Compliance Requirements and Legal Risk

Regulated industries—including finance, government, and healthcare—are often required to log and inspect network traffic. DNS queries fall under this umbrella. Letting devices bypass DNS logging could introduce violations of standards like:

  • HIPAA for healthcare organizations

  • PCI-DSS for businesses handling cardholder data

  • GLBA for financial institutions

For example, HIPAA requires that systems storing or transmitting protected health information (PHI) be auditable and secure. If a device resolves a domain linked to a malicious payload without passing through the organization’s DNS server, there’s no record. That’s a gap in the audit trail—one that could cost dearly in the event of an incident.


Impact on DNS Propagation and Internal Records

Encrypted DNS doesn’t just affect visibility—it can break functionality.

  • DNS Propagation Delays: When records are updated internally, external DNS resolvers may still serve outdated information, causing connectivity issues.

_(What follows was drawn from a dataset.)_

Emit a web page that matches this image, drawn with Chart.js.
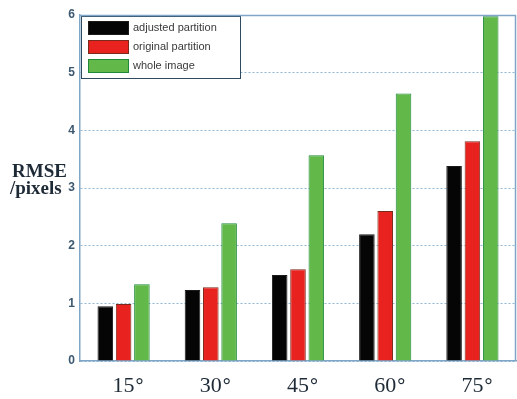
<!DOCTYPE html>
<html>
<head>
<meta charset="utf-8">
<script src="https://cdn.jsdelivr.net/npm/chart.js@4.4.0/dist/chart.umd.min.js"></script>
<style>
  html, body { margin: 0; padding: 0; background: #fff; }
  #wrap { width: 517px; height: 399px; position: relative; }
</style>
</head>
<body>
<div id="wrap"><canvas id="rmse"></canvas></div>
<script>
// angles on the x axis
const angles = ['15°', '30°', '45°', '60°', '75°'];
// RMSE values
const adjustedPartition = [0.95, 1.23, 1.49, 2.20, 3.38];
const originalPartition = [0.99, 1.28, 1.59, 2.60, 3.81];
const wholeImage = [1.33, 2.39, 3.57, 4.64, 5.98];
const yTicks = [0, 1, 2, 3, 4, 5, 6];

const axisBlue = '#7fa6c6';
const serif = '"Liberation Serif", "Times New Roman", serif';

// legend box drawn inside the plot, top-left
const innerLegend = {
    id: 'innerLegend',
    afterDraw(chart) {
        const ctx = chart.ctx;
        const area = chart.chartArea;
        const x0 = area.left + 1, y0 = area.top + 1;
        ctx.save();
        ctx.fillStyle = '#fff';
        ctx.fillRect(x0, y0, 159, 62);
        ctx.strokeStyle = '#2f4a5e';
        ctx.lineWidth = 1;
        ctx.strokeRect(x0 + 0.5, y0 + 0.5, 159, 62);
        ctx.font = '11px "Liberation Sans", Arial, sans-serif';
        ctx.textBaseline = 'middle';
        chart.data.datasets.forEach((ds, i) => {
            const y = y0 + 5 + i * 19;
            ctx.fillStyle = ds.backgroundColor;
            ctx.fillRect(x0 + 7, y, 41, 14);
            ctx.strokeStyle = ds.borderColor;
            ctx.strokeRect(x0 + 7.5, y + 0.5, 40, 13);
            ctx.fillStyle = '#3a3a3a';
            ctx.fillText(ds.label, x0 + 52, y + 7);
        });
        ctx.restore();
    }
};

// frame on top/right, horizontal y title, x labels with the digits centred
const frameAndTitle = {
    id: 'frameAndTitle',
    afterDraw(chart) {
        const ctx = chart.ctx;
        const a = chart.chartArea;
        ctx.save();
        ctx.strokeStyle = axisBlue;
        ctx.lineWidth = 1.5;
        ctx.beginPath();
        ctx.moveTo(a.left, a.top + 0.5);
        ctx.lineTo(a.right - 0.5, a.top + 0.5);
        ctx.lineTo(a.right - 0.5, a.bottom);
        ctx.stroke();

        ctx.fillStyle = '#1e2a36';
        ctx.font = 'bold 19px ' + serif;
        ctx.textBaseline = 'alphabetic';
        ctx.textAlign = 'left';
        ctx.fillText('RMSE', 12, 177);
        ctx.fillText('/pixels', 10, 194);

        const xs = chart.scales.x;
        chart.data.labels.forEach((lab, i) => {
            const cx = xs.getPixelForValue(i);
            const num = lab.replace('°', '');
            ctx.font = '22px ' + serif;
            const w = ctx.measureText(num).width;
            ctx.textAlign = 'left';
            ctx.fillText(num, cx - w / 2, 392);
            ctx.font = 'bold 20px ' + serif;
            ctx.fillText('°', cx + w / 2 + 1, 392);
        });
        ctx.restore();
    }
};

const ctx = document.getElementById('rmse').getContext('2d');
new Chart(ctx, {
    type: 'bar',
    data: {
        labels: angles,
        datasets: [
            {
                label: 'adjusted partition',
                data: adjustedPartition,
                backgroundColor: '#050505',
                borderColor: '#1a1a1a',
                borderWidth: 1
            },
            {
                label: 'original partition',
                data: originalPartition,
                backgroundColor: '#e8221f',
                borderColor: '#7a2a1a',
                borderWidth: 1
            },
            {
                label: 'whole image',
                data: wholeImage,
                backgroundColor: '#62b849',
                borderColor: '#1f8a3c',
                borderWidth: 1
            }
        ]
    },
    options: {
        responsive: true,
        maintainAspectRatio: false,
        animation: false,
        layout: { padding: { top: 15, right: 1, left: 0, bottom: 0 } },
        datasets: {
            bar: { categoryPercentage: 0.63, barPercentage: 0.85 }
        },
        plugins: {
            legend: { display: false },
            tooltip: { enabled: false }
        },
        scales: {
            x: {
                grid: { display: false },
                border: { display: true, color: axisBlue, width: 1.5 },
                ticks: { display: false },
                afterFit(scale) { scale.height = 38; }
            },
            y: {
                min: 0,
                max: 6,
                afterBuildTicks(scale) { scale.ticks = yTicks.map(v => ({ value: v })); },
                grid: { color: '#8fb6d6', drawTicks: false, lineWidth: 1 },
                border: { display: true, color: axisBlue, width: 1.5, dash: [2, 2] },
                ticks: {
                    color: '#3c5870',
                    font: { family: '"Liberation Sans", Arial, sans-serif', size: 12, weight: 'bold' },
                    padding: 5
                },
                afterFit(scale) { scale.width = 80; }
            }
        }
    },
    plugins: [innerLegend, frameAndTitle]
});
</script>
</body>
</html>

  • Record Type Mismatches: Some internal environments rely on custom DNS record types or internal-only names (e.g., app01.local.corp). These don’t exist on public resolvers.

  • Conditional Forwarding Conflicts: Many networks route specific queries differently (e.g., sending Microsoft 365 domains through a specific resolver). Encrypted DNS removes that routing logic entirely.

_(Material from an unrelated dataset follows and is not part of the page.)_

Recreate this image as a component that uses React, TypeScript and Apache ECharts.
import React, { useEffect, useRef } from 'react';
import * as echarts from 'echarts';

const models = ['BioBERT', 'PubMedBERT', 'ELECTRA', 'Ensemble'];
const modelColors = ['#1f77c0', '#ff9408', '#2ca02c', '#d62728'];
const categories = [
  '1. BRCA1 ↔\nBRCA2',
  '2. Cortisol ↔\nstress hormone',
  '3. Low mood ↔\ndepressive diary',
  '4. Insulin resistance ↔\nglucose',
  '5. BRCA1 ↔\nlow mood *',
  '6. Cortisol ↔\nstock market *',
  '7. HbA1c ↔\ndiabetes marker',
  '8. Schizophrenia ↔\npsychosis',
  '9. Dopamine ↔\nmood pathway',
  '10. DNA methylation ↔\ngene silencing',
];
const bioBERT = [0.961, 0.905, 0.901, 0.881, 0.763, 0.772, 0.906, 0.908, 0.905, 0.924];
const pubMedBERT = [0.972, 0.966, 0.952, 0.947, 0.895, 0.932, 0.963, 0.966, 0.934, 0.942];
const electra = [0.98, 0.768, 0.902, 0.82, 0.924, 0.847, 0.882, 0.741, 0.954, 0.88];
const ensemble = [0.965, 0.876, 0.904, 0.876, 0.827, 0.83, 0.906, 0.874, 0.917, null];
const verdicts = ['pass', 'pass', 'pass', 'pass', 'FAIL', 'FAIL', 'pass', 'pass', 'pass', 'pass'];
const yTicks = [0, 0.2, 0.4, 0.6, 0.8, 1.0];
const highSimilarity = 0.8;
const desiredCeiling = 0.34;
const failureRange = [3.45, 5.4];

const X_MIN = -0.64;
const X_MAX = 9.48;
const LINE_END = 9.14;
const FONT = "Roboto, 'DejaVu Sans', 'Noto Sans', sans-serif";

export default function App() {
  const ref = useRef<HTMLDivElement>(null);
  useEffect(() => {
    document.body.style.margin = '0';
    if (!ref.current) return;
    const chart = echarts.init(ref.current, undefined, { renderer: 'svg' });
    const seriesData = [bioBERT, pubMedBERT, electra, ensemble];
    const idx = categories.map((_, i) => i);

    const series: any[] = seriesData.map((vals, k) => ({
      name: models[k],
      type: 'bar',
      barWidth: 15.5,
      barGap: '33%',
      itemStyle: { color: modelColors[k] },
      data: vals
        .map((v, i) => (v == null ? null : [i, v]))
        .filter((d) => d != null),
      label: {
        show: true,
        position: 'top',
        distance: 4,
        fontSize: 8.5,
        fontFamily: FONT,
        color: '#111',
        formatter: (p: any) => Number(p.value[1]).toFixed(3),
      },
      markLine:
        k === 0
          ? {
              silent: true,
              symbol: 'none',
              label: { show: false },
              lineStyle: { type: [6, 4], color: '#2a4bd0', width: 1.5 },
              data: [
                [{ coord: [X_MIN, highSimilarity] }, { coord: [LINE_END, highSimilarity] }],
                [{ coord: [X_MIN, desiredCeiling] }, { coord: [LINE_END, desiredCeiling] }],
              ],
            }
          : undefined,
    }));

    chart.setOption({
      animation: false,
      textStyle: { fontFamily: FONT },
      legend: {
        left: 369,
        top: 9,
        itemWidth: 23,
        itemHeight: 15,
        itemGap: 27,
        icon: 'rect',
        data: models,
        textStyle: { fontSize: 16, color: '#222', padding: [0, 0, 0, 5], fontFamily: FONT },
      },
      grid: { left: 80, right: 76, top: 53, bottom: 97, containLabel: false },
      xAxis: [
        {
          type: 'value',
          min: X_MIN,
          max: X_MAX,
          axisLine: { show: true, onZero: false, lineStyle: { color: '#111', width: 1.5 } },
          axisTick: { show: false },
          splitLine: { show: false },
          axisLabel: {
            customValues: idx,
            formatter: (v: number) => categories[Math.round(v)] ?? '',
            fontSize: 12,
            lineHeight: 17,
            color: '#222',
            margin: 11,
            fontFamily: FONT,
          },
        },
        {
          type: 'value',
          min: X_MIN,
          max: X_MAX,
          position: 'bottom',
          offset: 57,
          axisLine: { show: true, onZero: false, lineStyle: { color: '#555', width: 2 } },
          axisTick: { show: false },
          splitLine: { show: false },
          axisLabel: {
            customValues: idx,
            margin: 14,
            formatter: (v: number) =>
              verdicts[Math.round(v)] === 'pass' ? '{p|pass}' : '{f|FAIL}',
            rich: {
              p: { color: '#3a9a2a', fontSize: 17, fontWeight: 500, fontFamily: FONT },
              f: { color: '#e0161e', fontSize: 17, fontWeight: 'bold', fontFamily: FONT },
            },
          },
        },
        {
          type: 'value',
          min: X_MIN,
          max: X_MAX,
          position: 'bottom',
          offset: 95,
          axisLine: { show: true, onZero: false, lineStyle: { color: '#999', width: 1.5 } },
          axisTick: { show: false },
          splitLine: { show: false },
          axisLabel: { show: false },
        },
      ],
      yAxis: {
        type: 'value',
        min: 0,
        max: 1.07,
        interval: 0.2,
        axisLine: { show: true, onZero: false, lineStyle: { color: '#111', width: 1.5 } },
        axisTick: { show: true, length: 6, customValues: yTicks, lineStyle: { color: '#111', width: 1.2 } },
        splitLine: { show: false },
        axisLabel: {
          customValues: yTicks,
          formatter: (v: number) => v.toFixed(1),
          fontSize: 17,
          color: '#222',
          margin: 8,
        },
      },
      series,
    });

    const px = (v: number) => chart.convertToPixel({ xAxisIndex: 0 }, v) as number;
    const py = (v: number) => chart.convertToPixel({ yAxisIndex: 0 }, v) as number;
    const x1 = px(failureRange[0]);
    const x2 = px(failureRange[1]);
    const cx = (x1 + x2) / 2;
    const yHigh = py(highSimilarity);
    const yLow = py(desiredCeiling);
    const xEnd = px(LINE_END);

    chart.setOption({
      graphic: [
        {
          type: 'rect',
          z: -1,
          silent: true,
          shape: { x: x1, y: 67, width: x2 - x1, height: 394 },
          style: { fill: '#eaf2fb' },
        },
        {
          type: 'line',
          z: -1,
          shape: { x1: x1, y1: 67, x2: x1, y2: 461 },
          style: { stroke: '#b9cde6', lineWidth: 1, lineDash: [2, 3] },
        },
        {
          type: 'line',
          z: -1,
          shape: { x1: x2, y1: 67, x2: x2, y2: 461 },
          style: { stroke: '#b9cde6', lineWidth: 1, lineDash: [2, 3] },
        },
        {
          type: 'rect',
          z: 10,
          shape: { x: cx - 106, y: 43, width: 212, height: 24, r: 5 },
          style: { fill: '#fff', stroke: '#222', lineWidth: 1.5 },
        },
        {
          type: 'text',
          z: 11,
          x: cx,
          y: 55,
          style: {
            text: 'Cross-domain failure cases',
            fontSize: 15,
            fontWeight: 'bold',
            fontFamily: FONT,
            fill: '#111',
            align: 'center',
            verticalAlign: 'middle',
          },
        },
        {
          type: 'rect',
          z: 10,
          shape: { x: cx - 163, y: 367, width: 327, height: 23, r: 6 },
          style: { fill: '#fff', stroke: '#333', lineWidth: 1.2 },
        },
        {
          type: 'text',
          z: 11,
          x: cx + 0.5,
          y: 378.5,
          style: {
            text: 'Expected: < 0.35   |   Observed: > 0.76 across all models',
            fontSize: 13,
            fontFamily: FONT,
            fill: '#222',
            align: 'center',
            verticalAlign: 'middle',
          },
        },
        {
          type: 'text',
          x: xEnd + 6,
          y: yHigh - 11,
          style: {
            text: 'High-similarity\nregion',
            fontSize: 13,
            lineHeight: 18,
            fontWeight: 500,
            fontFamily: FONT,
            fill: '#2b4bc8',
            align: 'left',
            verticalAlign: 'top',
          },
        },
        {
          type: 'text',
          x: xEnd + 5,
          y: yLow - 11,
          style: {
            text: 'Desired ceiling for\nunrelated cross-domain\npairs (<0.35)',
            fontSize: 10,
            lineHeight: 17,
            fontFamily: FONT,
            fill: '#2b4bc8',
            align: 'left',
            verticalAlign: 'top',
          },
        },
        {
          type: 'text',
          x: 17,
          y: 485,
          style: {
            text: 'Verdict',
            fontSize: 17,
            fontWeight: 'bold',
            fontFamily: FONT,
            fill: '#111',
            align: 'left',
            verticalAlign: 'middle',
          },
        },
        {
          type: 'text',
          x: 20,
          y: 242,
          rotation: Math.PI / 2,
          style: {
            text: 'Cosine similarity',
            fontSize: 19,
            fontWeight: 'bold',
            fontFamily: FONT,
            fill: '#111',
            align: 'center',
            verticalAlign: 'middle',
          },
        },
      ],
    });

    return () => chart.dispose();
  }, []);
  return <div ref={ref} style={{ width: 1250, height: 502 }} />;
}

These disruptions often surface as vague connectivity issues, but they stem from a single root cause: the client isn’t using the expected DNS infrastructure.


How Businesses Enforce DNS Policies

Organizations use a mix of technical controls to manage or block encrypted DNS:

  • Firewall Rules: Block access to known DoH/DoT endpoints. This includes domain-based and IP-based restrictions for popular providers like Cloudflare and Google.

  • Browser Policy Management: Disable DoH via group policy or MDM (Mobile Device Management) in Firefox, Chrome, and Edge.

  • Secure DNS Providers with Oversight: Some businesses adopt secure DNS providers that allow encryption but retain logging capabilities (e.g., Cisco Umbrella, Quad9 ECS).

  • Deep Packet Inspection (DPI): Advanced firewalls can detect TLS fingerprinting associated with encrypted DNS protocols.

These measures allow IT teams to retain oversight without entirely eliminating encrypted DNS, particularly in guest or BYOD networks.


Real-World Enforcement Examples

Consider an enterprise where encrypted DNS was silently enabled via a browser update. Within days, internal tools lost visibility into a critical system’s traffic. Threat detection logs went dark. When phishing attempts spiked, the root cause was difficult to pinpoint.

The IT team responded by:

  • Disabling DoH browser-wide through endpoint policy management

  • Configuring the firewall to block outbound access to known encrypted DNS endpoints

  • Rolling out a secure DNS resolver with built-in filtering and logging

Within a week, visibility was restored, and incident response capabilities were back online.


Encryption with Control

Many businesses are rethinking their stance, not on encryption itself, but on how it’s implemented. Instead of blocking encrypted DNS outright, some are shifting to solutions that combine security and visibility.

Promising approaches include:

  • Internal DoH proxies: Devices encrypt DNS queries, but send them to an internal server that logs and resolves them.

  • Secure DNS services: Platforms like Cloudflare Gateway or Quad9 ECS offer encrypted DNS with threat intelligence and access controls.

  • Browser-integrated policies: Using enterprise controls in Chrome or Firefox to enforce DNS resolver choices centrally.

These solutions allow organizations to retain compliance while adopting modern security practices.


Looking Ahead

Encrypted DNS has clear benefits for end-user privacy, but in the business world, it introduces complexity and risk. That’s why encrypted DNS traffic gets blocked on business networks: not because IT wants to spy, but because teams can’t protect what they can’t see.

In regulated and security-sensitive environments, visibility matters more than ever. While encryption remains essential, it must be balanced with operational needs and oversight. Fortunately, the tools to do both are improving, and businesses are already adapting.